A Legacy Needs Legal Structure to Stand Up

Hsieh was known as much for his community projects as for his entrepreneurial chops. His investment in downtown Las Vegas was part business venture, part community experiment, and part personal mission. Following his death, however, the estate had to deal with taxes, creditor claims, litigation, legal fees, and asset sales. Properties tied to his larger vision were sold, closed, or left in limbo.

There’s no telling for sure how he wanted his vision to look, because no estate plan that enshrines it has been identified. His plans for what the NYT calls “a community full of start-ups and parties” are detailed in the biography “Happy at Any Cost,” but that is no more reliable as an estate planning document than the barely legible notes he left on the wall of his Utah mansion.
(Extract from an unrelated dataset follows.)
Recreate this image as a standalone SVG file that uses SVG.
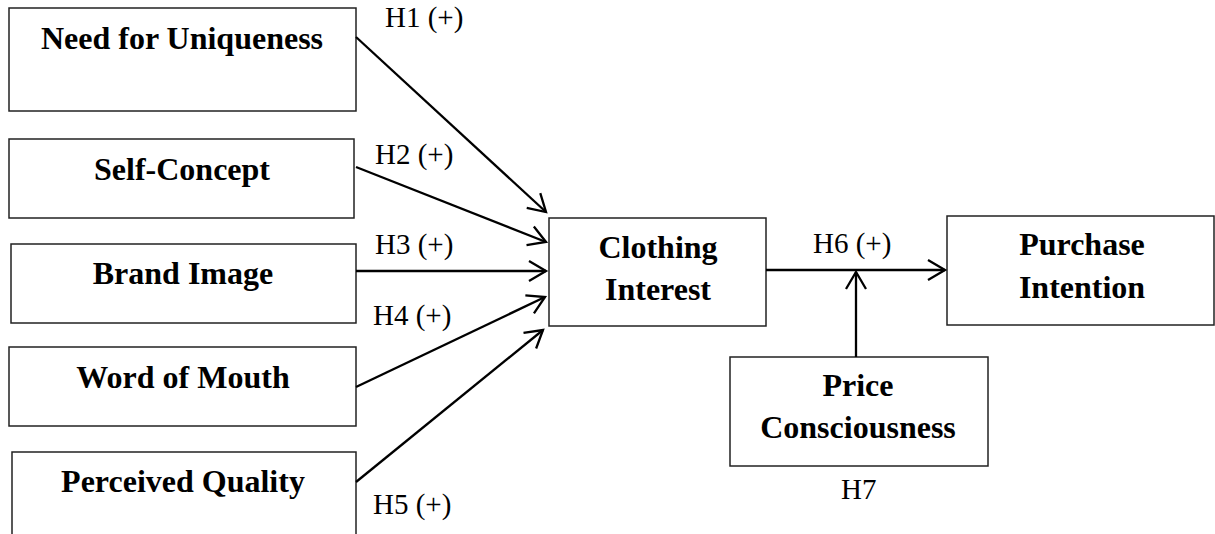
<svg xmlns="http://www.w3.org/2000/svg" width="1215" height="534" viewBox="0 0 1215 534">
<style>
.box{fill:#fff;stroke:#222;stroke-width:1.5}
.t{font-family:"Liberation Serif","Times New Roman",serif;font-weight:bold;font-size:32px;fill:#000;text-anchor:middle}
.lbl{font-family:"Liberation Serif","Times New Roman",serif;font-size:29px;fill:#000}
.c{fill:none;stroke:#000;stroke-width:2.3}
</style>
<defs>
<marker id="arr" viewBox="-19 -12 22 24" refX="0" refY="0" markerWidth="22" markerHeight="24" markerUnits="userSpaceOnUse" orient="auto">
<path d="M-17,-10 L0,0 L-17,10" fill="none" stroke="#000" stroke-width="2.3"/>
</marker>
</defs>
<rect width="1215" height="534" fill="#fff"/>
<g id="n-uniqueness"><rect class="box" x="9" y="8" width="347" height="103"/><text class="t" x="182" y="49">Need for Uniqueness</text></g>
<g id="n-selfconcept"><rect class="box" x="9" y="139" width="345" height="79"/><text class="t" x="182" y="180">Self-Concept</text></g>
<g id="n-brandimage"><rect class="box" x="11" y="244" width="345" height="79"/><text class="t" x="183" y="284">Brand Image</text></g>
<g id="n-wom"><rect class="box" x="9" y="347" width="347" height="79"/><text class="t" x="183" y="388">Word of Mouth</text></g>
<g id="n-quality"><rect class="box" x="12" y="452" width="344" height="110"/><text class="t" x="183" y="492">Perceived Quality</text></g>
<g id="n-clothing"><rect class="box" x="549" y="218" width="217" height="108"/><text class="t" x="658" y="258">Clothing</text><text class="t" x="658" y="300">Interest</text></g>
<g id="n-purchase"><rect class="box" x="947" y="216" width="267" height="109"/><text class="t" x="1082" y="255">Purchase</text><text class="t" x="1082" y="298">Intention</text></g>
<g id="n-price"><rect class="box" x="730" y="357" width="258" height="109"/><text class="t" x="858" y="396">Price</text><text class="t" x="858" y="438">Consciousness</text></g>
<g id="connectors">
<line class="c" x1="356" y1="37" x2="546" y2="212" marker-end="url(#arr)"/>
<line class="c" x1="356" y1="167" x2="546" y2="242" marker-end="url(#arr)"/>
<line class="c" x1="356" y1="271" x2="546" y2="271" marker-end="url(#arr)"/>
<line class="c" x1="356" y1="387" x2="545" y2="297" marker-end="url(#arr)"/>
<line class="c" x1="356" y1="482" x2="543" y2="330" marker-end="url(#arr)"/>
<line class="c" x1="766" y1="270" x2="945" y2="270" marker-end="url(#arr)"/>
<line class="c" x1="856" y1="357" x2="856" y2="272" marker-end="url(#arr)"/>
</g>
<g id="labels">
<text class="lbl" x="385" y="27">H1 (+)</text>
<text class="lbl" x="375" y="164">H2 (+)</text>
<text class="lbl" x="375" y="254">H3 (+)</text>
<text class="lbl" x="373" y="325">H4 (+)</text>
<text class="lbl" x="373" y="514">H5 (+)</text>
<text class="lbl" x="813" y="253">H6 (+)</text>
<text class="lbl" x="841" y="499">H7</text>
</g>
</svg>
A dream, no matter how aspirational or visionary, is not the same thing as a succession plan. Someone who wants a business, real estate portfolio, charitable project, family property, or community investment to survive them needs to legally outline their plans. A project that is not documented may end up as just another estate asset and sold to pay debts, divided among heirs, or tied up in litigation.

And a basic will may not be enough. Trusts, business succession documents, charitable entities, operating agreements, funding plans, governance rules, and carefully chosen fiduciaries who understand the mission should also be part of the planning mix.
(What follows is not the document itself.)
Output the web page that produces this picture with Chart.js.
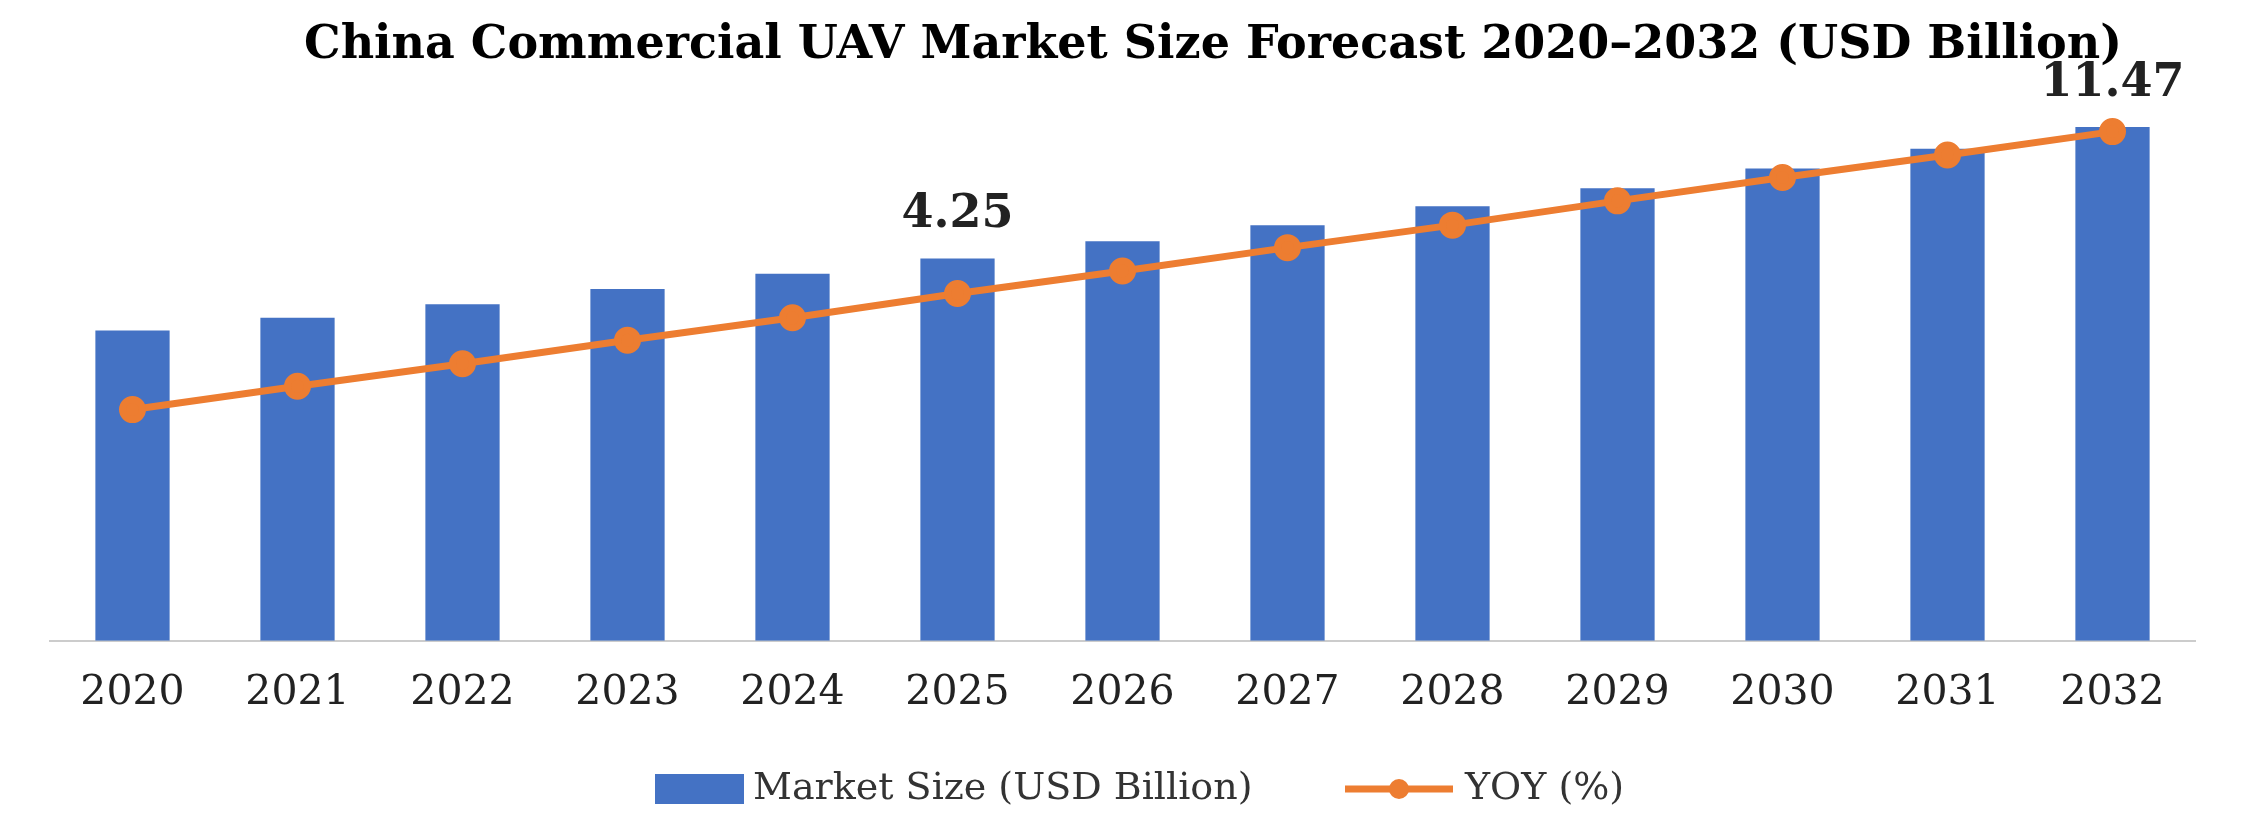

A project that depends entirely on one person’s energy, relationships, personal vision, or loosely sketched ideas is not likely to outlive them unless fiduciaries also have the authority, resources, and instructions needed to carry out the plan.

Demystifying Your Estate Plan

When estate planning leaves too many questions unanswered, the plan can read not as a personal mandate, but as an anonymous mystery.

Tony Hsieh’s estate, and the story surrounding it, may be remarkable, but the lesson is not: estate planning should leave the tabloid material behind in favor of unexciting, predictable directions.